I’ve always loved what I look like. I wake up every morning and look in the mirror and smile. I’m beautiful. There is no need for morning affirmations because I’ve never thought I wasn’t pretty. Today I thought I’d stop to brag a little about what I love about my size 24 frame.
I love my face. My eyes are a deep almond brown and often reflect what I’m thinking. My lips are a natural shade of deep pink that compliments my fair skin perfectly. I usually don’t wear lipstick, just a little gloss and people comment on how lovely they are. I never had to work that hard to kiss well, my lips were good at that from the beginning. My nose is thick, short but broad and it fits the width of my face perfectly. The chubby cheeks I despised when I was 9 grew up to be the high cheekbones of a woman, adding depth to my face.
I love my shoulders. They were made for spaghetti straps and tube tops. I added a few tattoos for decoration and then left them alone. My arms are a little flabby but so strong. I frequently toss around my 2-year old nephew and have no worries that I won’t be able to catch him. I wrap my arms around myself when I get a chill and they can keep me warm.
I love my breasts. These hulking huge breasts are what I lay on when I fall asleep and even when they’re sore I wouldn’t change them. They fit into my shirts phenomenally, filling them out and sometimes spilling out a little when I want to be naughty. When I watch television with my significant other he snuggles up against my chest and sometimes falls asleep.
I love my waist. It’s been the hardest thing for me to learn to love because flat tummies are all the rage this day and age but I do love it. I love that my sweet nephew comes into the living room and lies on my belly. It’s not ugly but a reminder to me that for 23 years of my life I ate well and was never hungry.
I love my hips. While thicker than I might like, they are what make me incredibly curvy. I am a walking hourglass and I revel in it every time I put on a slinky dress or a snug ensemble. When I slide into my jeans I’m always confident that it’s all in the hips. They are the reason that the rest of my body makes sense.
I love my ass. Some days the men in my neighborhood honk when I walk by. I’m not embarrassed; I just call it a gift from my mother and grandmother. Our shapely booties handed down from one generation to the next.

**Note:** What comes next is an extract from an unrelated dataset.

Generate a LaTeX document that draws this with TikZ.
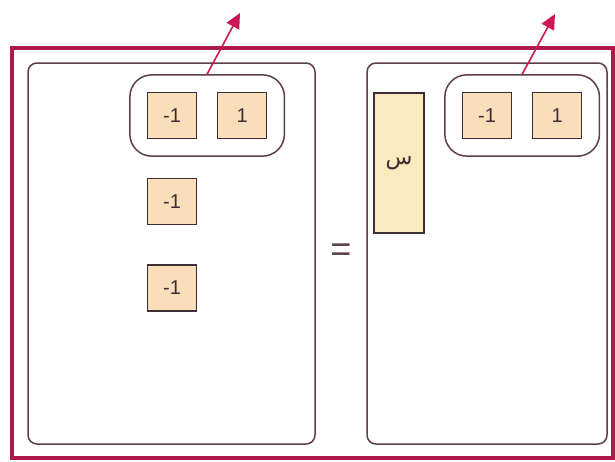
\documentclass[tikz,border=0pt]{standalone}
\usepackage{fontspec}
\setmainfont{Liberation Sans}
\newfontfamily\arabicfont[Script=Arabic]{DejaVu Sans}
\TeXXeTstate=1
\usetikzlibrary{arrows.meta,positioning,fit}
\definecolor{framecolor}{RGB}{176,24,78}
\definecolor{panelcolor}{RGB}{92,62,78}
\definecolor{tilecolor}{RGB}{250,222,186}
\definecolor{barcolor}{RGB}{250,234,190}
\definecolor{arrowcolor}{RGB}{205,22,86}
\definecolor{inkcolor}{RGB}{62,45,52}
\tikzset{
  framebox/.style={draw=framecolor, line width=3.5pt},
  panelbox/.style={draw=panelcolor, line width=1.5pt, rounded corners=9pt},
  groupbox/.style={draw=panelcolor, line width=1.5pt, rounded corners=22pt, inner sep=17pt},
  tile/.style={draw=inkcolor, line width=1.3pt, fill=tilecolor, text=inkcolor,
    minimum width=49pt, minimum height=46pt, inner sep=0pt,
    font=\fontsize{20}{22}\selectfont},
  upto/.style={-{Triangle[length=15pt,width=14pt]}, line width=1.6pt, arrowcolor},
}

\begin{document}
\begin{tikzpicture}[x=1pt, y=-1pt]
    \useasboundingbox (0,0) rectangle (615,461);
    % Outer frame
    \draw[framebox] (12,48) rectangle (613,458);
    % Two sides of the equation
    \node[panelbox, minimum width=287pt, minimum height=381pt] (lside) at (171.5,253.5) {};
    \node[panelbox, minimum width=240pt, minimum height=381pt] (rside) at (487,253.5) {};
    \node[text=panelcolor, font=\fontsize{36}{40}\selectfont] (eq) at (341,253) {=};
    % Left side: zero pair and two tiles
    \node[tile] (lneg) at (172,115.5) {-1};
    \node[tile, right=20pt of lneg] (lpos) {1};
    \node[groupbox, fit=(lneg)(lpos)] (lgrp) {};
    \node[tile, below=39pt of lneg] (ltwo) {-1};
    \node[tile, below=39pt of ltwo] (lthree) {-1};
    % Right side: bar and zero pair
    \node[tile, fill=barcolor, minimum height=140pt, minimum width=50pt,
      font=\fontsize{22}{24}\selectfont] (xbar) at (399,163) {\arabicfont\beginR س\endR};
    \node[tile] (rneg) at (487,115.5) {-1};
    \node[tile, right=20pt of rneg] (rpos) {1};
    \node[groupbox, fit=(rneg)(rpos)] (rgrp) {};
    % Remove the zero pairs
    \coordinate (ltip) at (240,13);
    \coordinate (rtip) at (555,14);
    \draw[upto] (lgrp.north) -- (ltip);
    \draw[upto] (rgrp.north) -- (rtip);
  \end{tikzpicture}
\end{document}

I love my thighs. Smooth, soft and very round. They flow right down to my legs making a lovely soft line. My legs are long; my calves hard and shapely from holding up this body for 23 years this far. They are tough from the long runs I put them through. When I put on a pair of 4-inch stilettos they look even longer as I sashay through Downtown on the weekends feeling like I belong on a runway.
I love my feet. These size 11/12 babies keep me moving. Walking around my city for transportation. Dancing on the platform of the local subway station. Standing up at work all day.
I love all of me. My love for this body runs deep and because I love it I now treat it well. I do not deprive it of the things it needs. I don’t let other people abuse it in word or deed. I’m the type of person who believes that you can’t help to make positives changes to yourself until you truly appreciate what you already have. That way I won’t lose perspective of who I am while I change. Now that I’ve grown to love me, I can lose the weight that I want and make this body even better.